* **Short task**:
Using the entries that follow, state how many lines contain the word "standalone". The response is that number and nothing more.

-- start --

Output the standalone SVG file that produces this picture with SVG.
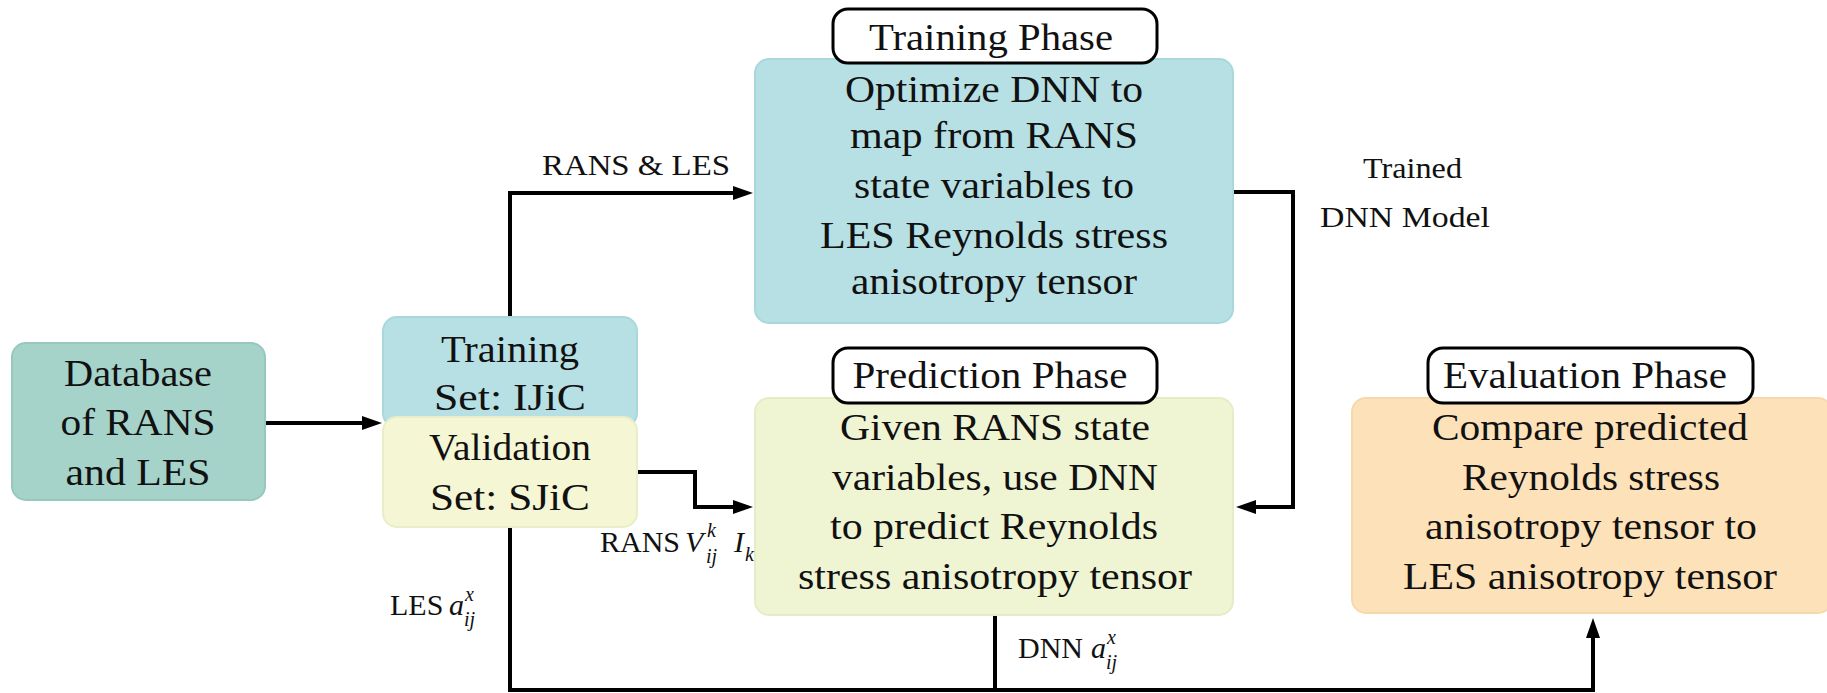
<svg xmlns="http://www.w3.org/2000/svg" width="1827" height="693" viewBox="0 0 1827 693" font-family="'Liberation Serif', 'Times New Roman', Times, serif">
<style>
  text { font-family: 'Liberation Serif', 'Times New Roman', Times, serif; fill: #111; }
  .big { font-size: 38px; }
  .lbl { font-size: 30px; }
  .sm { font-size: 20px; }
  .it { font-style: italic; }
  .phase { fill: #fff; stroke: #000; stroke-width: 3; }
  .conn { fill: none; stroke: #000; stroke-width: 4; }
</style>
<defs>
  <marker id="arr" markerUnits="userSpaceOnUse" markerWidth="22" markerHeight="16" refX="14" refY="7" orient="auto">
    <path d="M0,0 L20,7 L0,14 z" fill="#000"/>
  </marker>
</defs>
<rect width="1827" height="693" fill="#fff"/>

<g id="connectors">
  <path class="conn" d="M265 423 H376" marker-end="url(#arr)"/>
  <path class="conn" d="M510 317 V193 H747" marker-end="url(#arr)"/>
  <path class="conn" d="M1233 192 H1293 V507 H1242" marker-end="url(#arr)"/>
  <path class="conn" d="M637 472 H695 V507 H747" marker-end="url(#arr)"/>
  <path class="conn" d="M510 527 V690 H1593 V624" marker-end="url(#arr)"/>
  <path class="conn" d="M995 615 V690"/>
</g>

<g id="database">
  <rect x="12" y="343" width="253" height="157" rx="14" fill="#a5d3c9" stroke="#97c8bd" stroke-width="2"/>
  <text class="big" x="138" y="386" text-anchor="middle" textLength="148" lengthAdjust="spacingAndGlyphs">Database</text>
  <text class="big" x="138" y="435" text-anchor="middle" textLength="155" lengthAdjust="spacingAndGlyphs">of RANS</text>
  <text class="big" x="138" y="485" text-anchor="middle" textLength="145" lengthAdjust="spacingAndGlyphs">and LES</text>
</g>

<g id="training-set">
  <rect x="383" y="317" width="254" height="110" rx="14" fill="#b6e0e4" stroke="#a9d8dc" stroke-width="2"/>
  <text class="big" x="510" y="362" text-anchor="middle" textLength="138" lengthAdjust="spacingAndGlyphs">Training</text>
  <text class="big" x="510" y="410" text-anchor="middle" textLength="152" lengthAdjust="spacingAndGlyphs">Set:  IJiC</text>
</g>

<g id="validation-set">
  <rect x="383" y="417" width="254" height="110" rx="14" fill="#f4f6d4" stroke="#e9eec6" stroke-width="2"/>
  <text class="big" x="510" y="460" text-anchor="middle" textLength="162" lengthAdjust="spacingAndGlyphs">Validation</text>
  <text class="big" x="510" y="510" text-anchor="middle" textLength="160" lengthAdjust="spacingAndGlyphs">Set:  SJiC</text>
</g>

<g id="training-phase">
  <rect x="755" y="59" width="478" height="264" rx="14" fill="#b6e0e4" stroke="#a9d8dc" stroke-width="2"/>
  <text class="big" x="994" y="102" text-anchor="middle" textLength="298" lengthAdjust="spacingAndGlyphs">Optimize DNN to</text>
  <text class="big" x="994" y="148" text-anchor="middle" textLength="288" lengthAdjust="spacingAndGlyphs">map from RANS</text>
  <text class="big" x="994" y="198" text-anchor="middle" textLength="280" lengthAdjust="spacingAndGlyphs">state variables to</text>
  <text class="big" x="994" y="248" text-anchor="middle" textLength="348" lengthAdjust="spacingAndGlyphs">LES Reynolds stress</text>
  <text class="big" x="994" y="294" text-anchor="middle" textLength="286" lengthAdjust="spacingAndGlyphs">anisotropy tensor</text>
  <rect class="phase" x="833" y="9" width="324" height="54" rx="15"/>
  <text class="big" x="991" y="50" text-anchor="middle" textLength="244" lengthAdjust="spacingAndGlyphs">Training Phase</text>
</g>

<g id="prediction-phase">
  <rect x="755" y="398" width="478" height="217" rx="14" fill="#eff4d3" stroke="#e6edc6" stroke-width="2"/>
  <text class="big" x="995" y="440" text-anchor="middle" textLength="310" lengthAdjust="spacingAndGlyphs">Given RANS state</text>
  <text class="big" x="995" y="490" text-anchor="middle" textLength="326" lengthAdjust="spacingAndGlyphs">variables, use DNN</text>
  <text class="big" x="994" y="539" text-anchor="middle" textLength="328" lengthAdjust="spacingAndGlyphs">to predict Reynolds</text>
  <text class="big" x="995" y="589" text-anchor="middle" textLength="394" lengthAdjust="spacingAndGlyphs">stress anisotropy tensor</text>
  <rect class="phase" x="833" y="348" width="324" height="55" rx="15"/>
  <text class="big" x="990" y="388" text-anchor="middle" textLength="275" lengthAdjust="spacingAndGlyphs">Prediction Phase</text>
</g>

<g id="evaluation-phase">
  <rect x="1352" y="398" width="480" height="215" rx="14" fill="#fde2b9" stroke="#f5d8ab" stroke-width="2"/>
  <text class="big" x="1590" y="440" text-anchor="middle" textLength="316" lengthAdjust="spacingAndGlyphs">Compare predicted</text>
  <text class="big" x="1591" y="490" text-anchor="middle" textLength="258" lengthAdjust="spacingAndGlyphs">Reynolds stress</text>
  <text class="big" x="1591" y="539" text-anchor="middle" textLength="332" lengthAdjust="spacingAndGlyphs">anisotropy tensor to</text>
  <text class="big" x="1590" y="589" text-anchor="middle" textLength="374" lengthAdjust="spacingAndGlyphs">LES anisotropy tensor</text>
  <rect class="phase" x="1428" y="348" width="325" height="55" rx="15"/>
  <text class="big" x="1585" y="388" text-anchor="middle" textLength="284" lengthAdjust="spacingAndGlyphs">Evaluation Phase</text>
</g>

<g id="labels">
  <text class="lbl" x="542" y="175" textLength="188" lengthAdjust="spacingAndGlyphs">RANS &amp; LES</text>
  <text class="lbl" x="1363" y="178" textLength="99" lengthAdjust="spacingAndGlyphs">Trained</text>
  <text class="lbl" x="1320" y="227" textLength="170" lengthAdjust="spacingAndGlyphs">DNN  Model</text>
  <text class="lbl" x="600" y="552">RANS<tspan class="it" x="685">V</tspan><tspan class="sm it" x="707" dy="-15">k</tspan><tspan class="sm it" x="706" dy="26">ij</tspan><tspan class="it" x="734" dy="-11">I</tspan><tspan class="sm it" x="745" dy="9">k</tspan></text>
  <text class="lbl" x="390" y="615">LES<tspan class="it" x="449">a</tspan><tspan class="sm it" x="465" dy="-14">x</tspan><tspan class="sm it" x="464" dy="25">ij</tspan></text>
  <text class="lbl" x="1018" y="658">DNN<tspan class="it" x="1091">a</tspan><tspan class="sm it" x="1107" dy="-14">x</tspan><tspan class="sm it" x="1106" dy="25">ij</tspan></text>
</g>
</svg>
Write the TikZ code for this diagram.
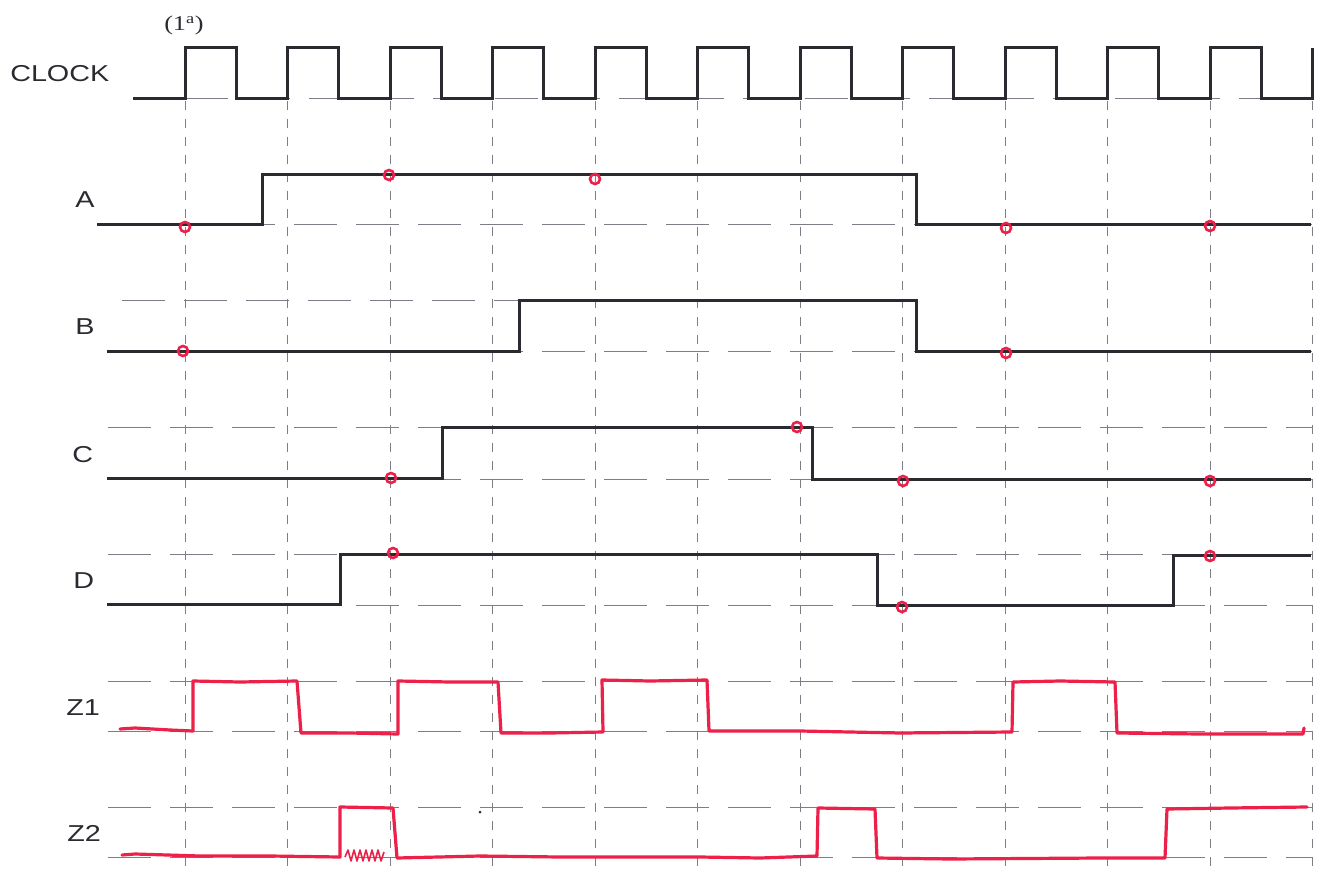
\documentclass[tikz,border=0pt]{standalone}
\usepackage{fontspec}
\setmainfont{Liberation Sans}
\newfontfamily\serifnum{Liberation Serif}
\definecolor{sig}{RGB}{42,42,48}
\definecolor{grid}{RGB}{125,125,135}
\definecolor{pen}{RGB}{236,32,72}
\begin{document}
\begin{tikzpicture}[x=1pt,y=-1pt,
  signal/.style={draw=sig,line width=3pt,line join=miter},
  vgrid/.style={draw=grid,line width=1pt,dash pattern=on 9pt off 9pt},
  hgrid/.style={draw=grid,line width=1pt,dash pattern=on 43pt off 19pt},
  hand/.style={draw=pen,line width=3.2pt,line join=round,line cap=round},
  probe/.style={draw=pen,line width=2.6pt,circle,inner sep=0pt,minimum size=10pt},
  lbl/.style={anchor=base west,inner sep=0pt,text=sig,font=\fontsize{23}{23}\selectfont,xscale=1.25}]
\useasboundingbox (0,0) rectangle (1321,874);
\fill[white] (0,0) rectangle (1321,874);
% vertical dashed grid at rising clock edges
\foreach \k in {0,...,11}{
  \draw[vgrid] ({185+102.5*\k},101) -- ({185+102.5*\k},874);
}
% horizontal dashed reference levels
\draw[hgrid] (185,99) -- (1312,99);
\draw[hgrid] (108,225) -- (1312,225);
\draw[hgrid] (122,301) -- (519,301);
\draw[hgrid] (108,351) -- (1312,351);
\draw[hgrid] (108,427) -- (1312,427);
\draw[hgrid] (108,479) -- (1312,479);
\draw[hgrid] (108,554) -- (1312,554);
\draw[hgrid] (108,605) -- (1312,605);
\draw[hgrid] (108,681) -- (1312,681);
\draw[hgrid] (108,731) -- (1312,731);
\draw[hgrid] (108,807) -- (1312,807);
\draw[hgrid] (108,857) -- (1312,857);
% labels
\node[lbl] (lclk) at (10,82) {CLOCK};
\node[lbl] (la) at (75,208) {A};
\node[lbl] (lb) at (75,334) {B};
\node[lbl] (lc) at (72,462) {C};
\node[lbl] (ld) at (73,588) {D};
\node[lbl] (lz1) at (66,715) {Z1};
\node[lbl] (lz2) at (67,841) {Z2};
\node[anchor=base west,inner sep=0pt,text=sig,font=\serifnum\fontsize{21}{21}\selectfont,xscale=1.25] (first) at (164,31) {(1\textsuperscript{a})};
% clock
\draw[signal] (133,99) \foreach \k in {0,...,10}{
  -- ({185+102.5*\k},99) -- ({185+102.5*\k},48) -- ({236.25+102.5*\k},48) -- ({236.25+102.5*\k},99)}
  -- (1312.5,99) -- (1312.5,48);
% A, B, C, D
\draw[signal] (97,225) -- (262,225) -- (262,175) -- (916,175) -- (916,225) -- (1311,225);
\draw[signal] (107,351) -- (519,351) -- (519,301) -- (916,301) -- (916,351) -- (1311,351);
\draw[signal] (107,478) -- (442,478) -- (442,427) -- (812,427) -- (812,479) -- (1311,479);
\draw[signal] (107,604) -- (340,604) -- (340,554) -- (877,554) -- (877,605) -- (1173,605) -- (1173,555) -- (1311,555);
% Z1 (hand drawn)
\draw[hand] (120,729) -- (135,728) -- (170,730) -- (193,731) -- (193,681) -- (240,682) -- (297,681)
  -- (301,733) -- (350,733) -- (398,734) -- (398,681) -- (450,682) -- (498,682) -- (501,733)
  -- (550,733) -- (603,732) -- (602,680) -- (650,681) -- (707,680) -- (709,731) -- (800,731)
  -- (900,733) -- (1012,732) -- (1013,682) -- (1060,681) -- (1115,682) -- (1117,733)
  -- (1200,734) -- (1303,734) -- (1304,728);
% Z2 (hand drawn)
\draw[hand] (122,855) -- (135,854) -- (200,856) -- (270,856) -- (340,857) -- (340,807) -- (393,808)
  -- (397,858) -- (480,856) -- (560,857) -- (700,857) -- (760,858) -- (817,856) -- (818,808)
  -- (875,809) -- (877,858) -- (950,859) -- (1100,858) -- (1165,858) -- (1167,809)
  -- (1230,808) -- (1307,807);
\draw[pen,line width=1.6pt,line join=round] (345,857) -- (348,850) -- (351,861) -- (354,850) -- (357,861)
  -- (360,850) -- (363,861) -- (366,850) -- (369,861) -- (372,850) -- (375,861) -- (378,850) -- (381,861) -- (384,852);
\fill[sig] (480,812) circle (1.5pt);
% probe circles
\foreach \p/\n in {{(185,227)}/a1,{(389,175)}/a2,{(595,179)}/a3,{(1006,228)}/a4,{(1210,226)}/a5,
  {(183,351)}/b1,{(1006,353)}/b2,
  {(391,478)}/c1,{(797,427)}/c2,{(903,481)}/c3,{(1210,481)}/c4,
  {(393,553)}/d1,{(902,607)}/d2,{(1210,556)}/d3}{
  \node[probe] (\n) at \p {};
}
\end{tikzpicture}
\end{document}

-- end --

* **Completed exercise**:
2